I'm one who has said that singer-songwriters are more than welcome to compose and present new material, but I have wondered out loud why they want to call their creations "folk" songs. I see your side; I really do. If you react emotionally to something in 2008 and you write and perform a song about it, you are doing exactly what I suppose balladeers did in the dim dark distant.
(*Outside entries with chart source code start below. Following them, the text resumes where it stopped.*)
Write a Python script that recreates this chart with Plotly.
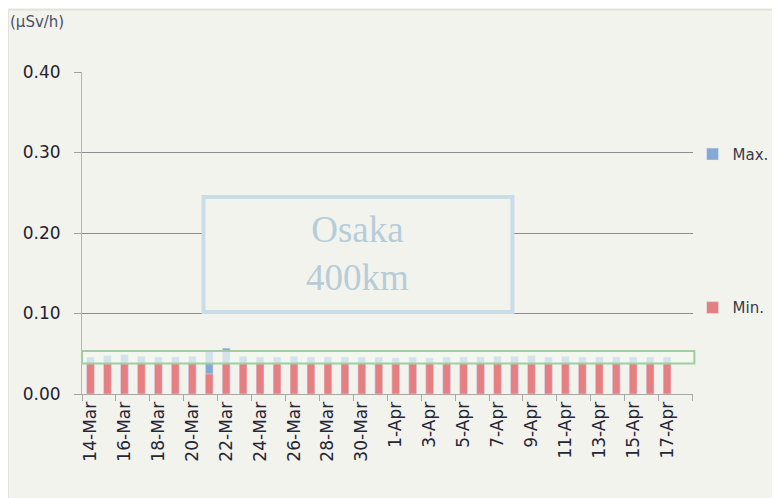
import plotly.graph_objects as go

dates = ["14-Mar","15-Mar","16-Mar","17-Mar","18-Mar","19-Mar","20-Mar","21-Mar","22-Mar","23-Mar",
         "24-Mar","25-Mar","26-Mar","27-Mar","28-Mar","29-Mar","30-Mar","31-Mar",
         "1-Apr","2-Apr","3-Apr","4-Apr","5-Apr","6-Apr","7-Apr","8-Apr","9-Apr","10-Apr",
         "11-Apr","12-Apr","13-Apr","14-Apr","15-Apr","16-Apr","17-Apr"]
max_vals = [0.046,0.048,0.049,0.047,0.046,0.046,0.047,0.053,0.057,0.047,
            0.046,0.046,0.047,0.046,0.046,0.046,0.046,0.046,
            0.045,0.046,0.045,0.046,0.046,0.046,0.047,0.047,0.048,0.046,
            0.047,0.046,0.046,0.046,0.046,0.046,0.046]
min_vals = [0.038,0.038,0.038,0.038,0.038,0.038,0.038,0.025,0.038,0.038,
            0.038,0.038,0.038,0.038,0.038,0.038,0.038,0.038,
            0.038,0.038,0.038,0.038,0.038,0.038,0.038,0.038,0.038,0.038,
            0.038,0.038,0.038,0.038,0.038,0.038,0.038]
y_ticks = [0.0, 0.1, 0.2, 0.3, 0.4]
y_ticklabels = ["0.00", "0.10", "0.20", "0.30", "0.40"]

idx = list(range(len(dates)))
label_idx = idx[::2]
label_txt = [dates[i] for i in label_idx]

BG = "#f3f3ee"
FONT = "DejaVu Sans"
fig = go.Figure()
fig.add_trace(go.Bar(x=idx, y=max_vals, name="Max.", marker_color="#85a8d6",
                     width=0.46, legendgroup="a"))
fig.add_trace(go.Bar(x=idx, y=min_vals, name="Min.", marker_color="#e67f82",
                     width=0.46, legendgroup="b"))

fig.update_layout(
    width=764, height=490,
    margin=dict(l=74, r=68, t=64, b=104),
    paper_bgcolor=BG, plot_bgcolor=BG,
    barmode="overlay",
    font=dict(family=FONT, color="#2b2b3a"),
    legend=dict(xref="container", yref="container", x=0.896, y=0.735,
                xanchor="left", yanchor="top",
                bgcolor="rgba(0,0,0,0)", tracegroupgap=131,
                font=dict(size=15, color="#3a3a4a"), itemwidth=30),
    showlegend=True,
)
fig.update_xaxes(range=[-0.5, 35.5], tickmode="array", tickvals=label_idx, ticktext=label_txt,
                 tickangle=-90, ticks="", showgrid=False, showline=True, linecolor="#a8a8a8",
                 linewidth=1, tickfont=dict(size=17, color="#262636"), zeroline=False,
                 automargin=False,
                 minor=dict(tickmode="linear", tick0=-0.5, dtick=2, ticks="outside",
                            ticklen=6, tickcolor="#a8a8a8", showgrid=False))
fig.update_yaxes(range=[0, 0.40], tickmode="array", tickvals=y_ticks, ticktext=y_ticklabels,
                 showgrid=True, gridcolor="#8c8c8c", gridwidth=1, zeroline=False,
                 showline=True, linecolor="#b5b5b5", ticks="outside", ticklen=7,
                 tickcolor="#a0a0a0", tickfont=dict(size=17, color="#222232"),
                 ticklabelstandoff=10, automargin=False)

# highlight band
fig.add_shape(type="rect", xref="paper", yref="y", x0=0, x1=1.003, y0=0.038, y1=0.0535,
              line=dict(color="#9dcf9f", width=2), fillcolor="rgba(242,248,240,0.72)",
              layer="above")
# Osaka box
fig.add_shape(type="rect", xref="paper", yref="paper", x0=0.199, x1=0.705, y0=0.255, y1=0.612,
              line=dict(color="#c8dde8", width=4), fillcolor=BG, layer="above")
fig.add_annotation(xref="paper", yref="paper", x=0.452, y=0.435, text="Osaka<br>400km",
                   showarrow=False, font=dict(family="Liberation Serif", size=37, color="#b6cdd8"))
fig.add_annotation(xref="paper", yref="paper", x=-0.121, y=1.155, xanchor="left", yanchor="middle",
                   text="(µSv/h)", showarrow=False, font=dict(size=15, color="#4a5068"))
# outer faint chart border
fig.add_shape(type="rect", xref="paper", yref="paper", x0=-0.121, x1=1.3, y0=-0.5, y1=1.193,
              line=dict(color="#d8d8d4", width=1), fillcolor="rgba(0,0,0,0)", layer="below")

fig.write_html("out.html")
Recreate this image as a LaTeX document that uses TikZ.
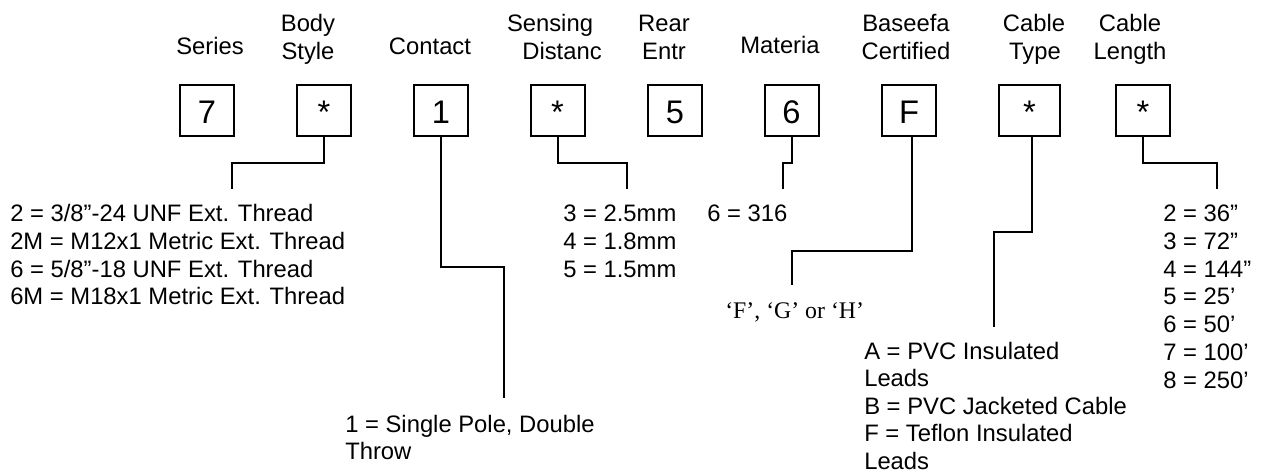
\documentclass[tikz,border=0pt]{standalone}
\usepackage{fontspec}
\setmainfont{Liberation Sans}
\newfontfamily\timesfont{Liberation Serif}
\begin{document}
\begin{tikzpicture}[x=0.75pt,y=-0.75pt,
  lbl/.style={font=\fontsize{17.85}{20}\selectfont, inner sep=0pt, anchor=base},
  desc/.style={font=\fontsize{17.85}{20}\selectfont, inner sep=0pt, anchor=base west},
  codebox/.style={draw, line width=1.5pt, minimum width=40.5pt, minimum height=38.25pt,
    inner sep=0pt, font=\fontsize{24.5}{26}\selectfont, text height=20pt, text depth=0pt},
  conn/.style={line width=1.5pt}]
\useasboundingbox (0,0) rectangle (1262,472);

% header labels
\node[lbl] (hSeries) at (210,54) {Series};
\node[lbl] (hBody1) at (308,31.5) {Body};
\node[lbl] (hBody2) at (308,59.5) {Style};
\node[lbl] (hContact) at (430,54) {Contact};
\node[lbl] (hSens1) at (550,31.5) {Sensing};
\node[lbl] (hSens2) at (562,59.5) {Distanc};
\node[lbl] (hRear1) at (664,31.5) {Rear};
\node[lbl] (hRear2) at (664,59.5) {Entr};
\node[lbl] (hMat) at (780,53.5) {Materia};
\node[lbl] (hBas1) at (906,31.5) {Baseefa};
\node[lbl] (hBas2) at (906,59.5) {Certified};
\node[lbl] (hCT1) at (1034,31) {Cable};
\node[lbl] (hCT2) at (1035,59) {Type};
\node[lbl] (hCL1) at (1130,31) {Cable};
\node[lbl] (hCL2) at (1130,59) {Length};

% code boxes
\node[codebox] (b1) at (207,110.65) {7};
\node[codebox] (b2) at (324,110.65) {*};
\node[codebox] (b3) at (441,110.65) {1};
\node[codebox] (b4) at (557.5,110.65) {*};
\node[codebox] (b5) at (675,110.65) {5};
\node[codebox] (b6) at (791.5,110.65) {6};
\node[codebox] (b7) at (909,110.65) {F};
\node[codebox, minimum width=45.75pt] (b8) at (1029.5,110.65) {*};
\node[codebox] (b9) at (1143,110.65) {*};

% descriptions
\foreach \t [count=\i] in {2 = 3/8”-24 UNF Ext. Thread, 2M = M12x1 Metric Ext. Thread,
  6 = 5/8”-18 UNF Ext. Thread, 6M = M18x1 Metric Ext. Thread}
  \node[desc] (dBody\i) at (10,{221.8+27.7*(\i-1)}) {\t};
\node[desc] (dCon1) at (345,432) {1 = Single Pole, Double};
\node[desc] (dCon2) at (345,459.5) {Throw};
\foreach \t [count=\i] in {3 = 2.5mm, 4 = 1.8mm, 5 = 1.5mm}
  \node[desc] (dSens\i) at (563,{221.8+27.7*(\i-1)}) {\t};
\node[desc] (dMat) at (707,221.8) {6 = 316};
\node[desc, font=\timesfont\fontsize{17.85}{20}\selectfont] (dBas) at (725,318) {‘F’, ‘G’ or ‘H’};
\foreach \t [count=\i] in {A = PVC Insulated, Leads, B = PVC Jacketed Cable,
  F = Teflon Insulated, Leads}
  \node[desc] (dCT\i) at (864,{359.5+27.4*(\i-1)}) {\t};
\foreach \t [count=\i] in {2 = 36”, 3 = 72”, 4 = 144”, 5 = 25’, 6 = 50’, 7 = 100’, 8 = 250’}
  \node[desc] (dCL\i) at (1163,{221.8+27.7*(\i-1)}) {\t};

% connector free ends
\coordinate (e2) at (232,189);
\coordinate (e3) at (504,398);
\coordinate (e4) at (627,189);
\coordinate (e6) at (783,189);
\coordinate (e7) at (792,285);
\coordinate (e8) at (994,327);
\coordinate (e9) at (1217,189);

% connectors
\draw[conn] (b2.south) -- ++(0,26) -| (e2);
\draw[conn] (b3.south) -- ++(0,130) -| (e3);
\draw[conn] (b4.south) -- ++(0,26) -| (e4);
\draw[conn] (b6.south) -- ++(0,26) -| (e6);
\draw[conn] ([xshift=2.25pt]b7.south) -- ++(0,114) -| (e7);
\draw[conn] ([xshift=1.9pt]b8.south) -- ++(0,95) -| (e8);
\draw[conn] (b9.south) -- ++(0,26) -| (e9);
\end{tikzpicture}
\end{document}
What I've been doing, I think, is thinking about it in terms not of the individual performer but of the whole society of "the folk," i.e., those who are receptive to and perpetuate "folk" music. From that standpoint, you can't WRITE a "folk" song any more than you can RECORD a "gold" record. It gets waxed/taped/burned and then if enough people like it, it goes gold. Septimus Winner wrote a song that touched enough people so that they remember, perform and enjoy, e.g. "Listen to the Mockingbird." That has been proven by "the test to time." More power to you and all composers, but how many songs that are launched from some "point of performance" at an open mic today are going to be remembered even five years, let alone 150 years from now? Are the ones on the "cutting room floor" also "folk" songs? From the composer's standpoint, yes; from the 'consumer's' standpoint, are they?

I don't think so, but you've got me rethinking my categories, so this is a great Socratic exercise.

And here I thought all these 'let's define folk' threads were boring.